Figure 3. Proximal colon expression levels in wild-type (WT) and Clock mutant (C) mice on either an alcohol (A) or dextrose-containing control (D) diet

Expression levels of genes exhibiting significant changes for at least one term (genotype, alcohol or genotype by alcohol interaction) in the proximal colon were normalized as Z scores and plotted as a heatmap. Genes with similar expression patterns were grouped into clusters, depicted by colors on the left side of the graph. The cyan, blue, green and purple clusters contain genes influenced by genotype. The orange cluster includes genes significantly affected by diet. The pink, orange and yellow clusters contain genes impacted by a genotype by alcohol interaction. Cluster color was assigned independently and randomly in each tissue, thus there is no implied association between clusters of the same color in different tissues. Gene symbols are listed on the right side. There were four experimental groups: wild-type dextrose (WTD), wild-type alcohol (WTA), Clock mutant dextrose (CD) and Clock mutant alcohol (CA). Each column represents an individual mouse, denoted by the ID number listed after the experimental group designation. Within the heatmap, green indicates increased expression and red indicates reduced expression, with color intensity reflecting the magnitude of the expression change.

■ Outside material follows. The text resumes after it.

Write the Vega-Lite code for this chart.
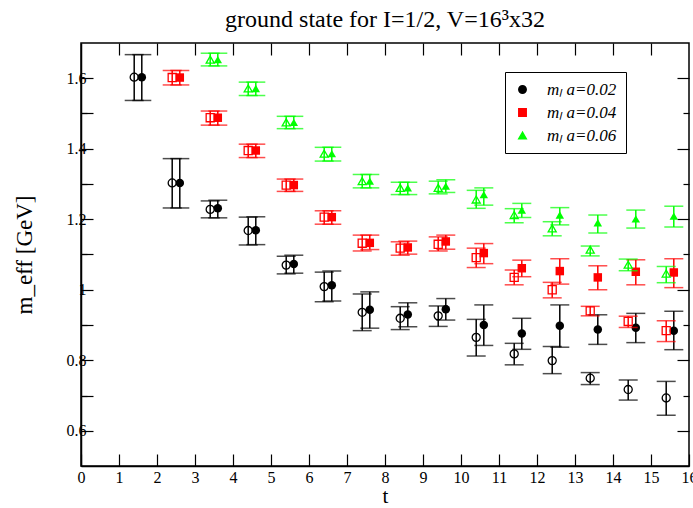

Figure 4. Alcohol (A) and the circadian Clock^Δ19 mutation (B) exert tissue-specific effects on gene expression in the mouse hippocampus, liver and proximal colon

(A) Venn diagram listing genes significantly affected by alcohol in the hippocampus (blue circle), liver (red circle) and proximal colon (green circle) in this study. There was very little overlap of significantly affected genes across tissues. (B) Venn diagram listing genes significantly affected by the circadian Clock^Δ19 mutation in the hippocampus (blue circle), liver (red circle) and proximal colon (green circle) in this study.